The list of streamable algorithms is small on purpose — adding one requires writing the algorithm against the halo-strip iterator pattern, which is harder than writing against a fully-resident array. We only absorb that cost for algorithms people actually want to run on huge DEMs.

Parallelism: maybe_rayon

The surtgis-parallel crate provides a compile-time switch:

#[cfg(feature = "parallel")]
use rayon::prelude::*;
#[cfg(not(feature = "parallel"))]
use std::iter as rayon_fallback;

With the parallel default feature, algorithm loops use par_iter / par_bridge. Without it (useful for WASM, where threading is a separate setup), the same code compiles to sequential iterators. One source, two targets.

The WASM build is currently serial because browser thread pools require SharedArrayBuffer and CORS headers that most hosts don’t provide by default. Adding WASM threading is tracked but not a priority — the per-tile work in a typical browser use case (small extents) doesn’t benefit enough to justify the deployment complexity.

STAC + COG: the cloud read path

surtgis-cloud handles the cloud-native read path, which is structurally different from “download the whole file then process it”:

  1. STAC search returns a list of items, each with asset hrefs (HTTPS or s3://) pointing at COG files on blob storage.
  2. CogReader::open(href) fetches the first ~64 KiB — enough to parse the TIFF header, IFD chain, and GeoKey directory — without reading tile data.
  3. reader.read_bbox(bbox) computes which internal tiles of the COG intersect the requested bbox, fetches exactly those tiles via HTTP range requests, decompresses them in parallel, and returns a Raster<T> of the intersection.
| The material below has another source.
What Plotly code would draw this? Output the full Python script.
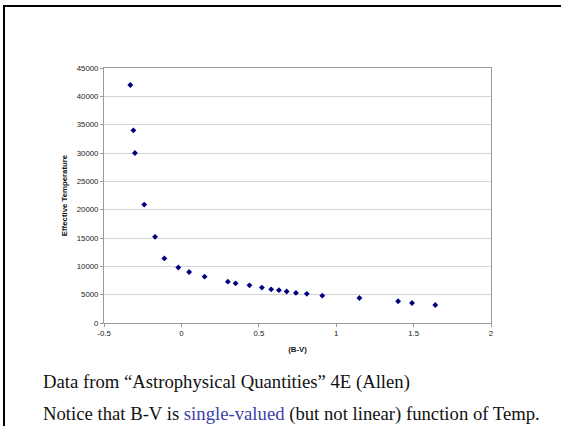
import plotly.graph_objects as go

# Data (Allen, Astrophysical Quantities 4E)
b_v = [-0.33, -0.31, -0.30, -0.24, -0.17, -0.11, -0.02, 0.05, 0.15, 0.30, 0.35,
       0.44, 0.52, 0.58, 0.63, 0.68, 0.74, 0.81, 0.91, 1.15, 1.40, 1.49, 1.64]
teff = [42000, 34000, 30000, 20900, 15200, 11400, 9790, 9000, 8180, 7300, 7000,
        6650, 6250, 5940, 5790, 5560, 5310, 5150, 4830, 4410, 3840, 3520, 3170]

x_ticks = [-0.5, 0, 0.5, 1, 1.5, 2]
x_tick_text = ["-0.5", "0", "0.5", "1", "1.5", "2"]
y_ticks = [0, 5000, 10000, 15000, 20000, 25000, 30000, 35000, 40000, 45000]
y_tick_text = [str(v) for v in y_ticks]

W, H = 561, 426
L, R, T, B = 104, 491, 68, 323

def px(x):
    return (x - L) / (R - L)

def py(y):
    return (B - y) / (B - T)

fig = go.Figure()
fig.add_trace(go.Scatter(
    x=b_v, y=teff, mode="markers",
    marker=dict(symbol="diamond", size=4.5, color="#000080"),
    showlegend=False,
))

axis_font = dict(family="Liberation Sans, Arial", size=7.8, color="#222222")
title_font = dict(family="Liberation Sans, Arial", size=7.8, color="#111111")
fig.update_layout(
    width=W, height=H,
    margin=dict(l=L, r=W - R, t=T, b=H - B, pad=0),
    paper_bgcolor="white", plot_bgcolor="white",
    xaxis=dict(
        range=[-0.5, 2], tickvals=x_ticks, ticktext=x_tick_text,
        showgrid=False, zeroline=False,
        showline=True, linecolor="#9a9a9a", linewidth=1, mirror=True,
        ticks="outside", ticklen=3, tickcolor="#9a9a9a",
        tickfont=axis_font,
        title=dict(text="<b>(B-V)</b>", font=title_font, standoff=9),
    ),
    yaxis=dict(
        range=[0, 45000], tickvals=y_ticks, ticktext=y_tick_text,
        showgrid=True, gridcolor="#d4d4d4", gridwidth=1, zeroline=False,
        showline=True, linecolor="#9a9a9a", linewidth=1, mirror=True,
        ticks="outside", ticklen=3, tickcolor="#9a9a9a",
        tickfont=axis_font,
        title=dict(text="<b>Effective Temperature</b>", font=title_font, standoff=8),
    ),
    font=dict(family="Liberation Sans, Arial"),
)

# slide frame (top and left black borders)
fig.add_shape(type="line", xref="paper", yref="paper",
              x0=px(4), x1=px(W), y0=py(6), y1=py(6),
              line=dict(color="black", width=2))
fig.add_shape(type="line", xref="paper", yref="paper",
              x0=px(4), x1=px(4), y0=py(5), y1=py(H),
              line=dict(color="black", width=2))

serif = dict(family="Liberation Serif, Times New Roman", size=18.7, color="#111111")
fig.add_annotation(xref="paper", yref="paper", x=px(41), y=py(382),
                   xanchor="left", yanchor="middle", showarrow=False,
                   text="Data from \u201cAstrophysical Quantities\u201d 4E (Allen)",
                   font=serif)
fig.add_annotation(xref="paper", yref="paper", x=px(41), y=py(414),
                   xanchor="left", yanchor="middle", showarrow=False,
                   text="Notice that B-V is <span style='color:#4040a8'>single-valued</span> (but not linear) function of Temp.",
                   font=serif)

fig.write_html("out.html",
               config={"displayModeBar": False},
               post_script="document.body.style.margin='0';document.body.style.overflow='hidden';")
The key insight: for a 100 MB COG where your bbox only covers 1% of the image, you transfer ~1 MB and decompress ~1 MB. The stac composite pipeline composes this with strip processing so even very wide STAC extents have bounded peak memory.

See STAC integration philosophy for why the design chose this path over the alternatives (download-then-process, or GDAL-VSI-based access).

Why workspaces pin internal versions loosely

The ten crates share a version via [workspace.package] and reference each other with version = "0.7" (caret range) plus path = "../core". Local builds always use the path; crates.io resolution uses the version. This means:

  • Bumping any one crate breaks the build unless they all bump together.
  • Cutting a release = one version bump in the root Cargo.toml, one cargo publish per crate in dependency order.
  • cargo update picks up patch releases automatically; a minor bump (v0.7 → v0.8) requires consumers to update their dependency declaration.

This is heavier than publishing one monolithic crate, but it lets someone embed surtgis-core in a low-footprint context without dragging in the CLI or the cloud stack.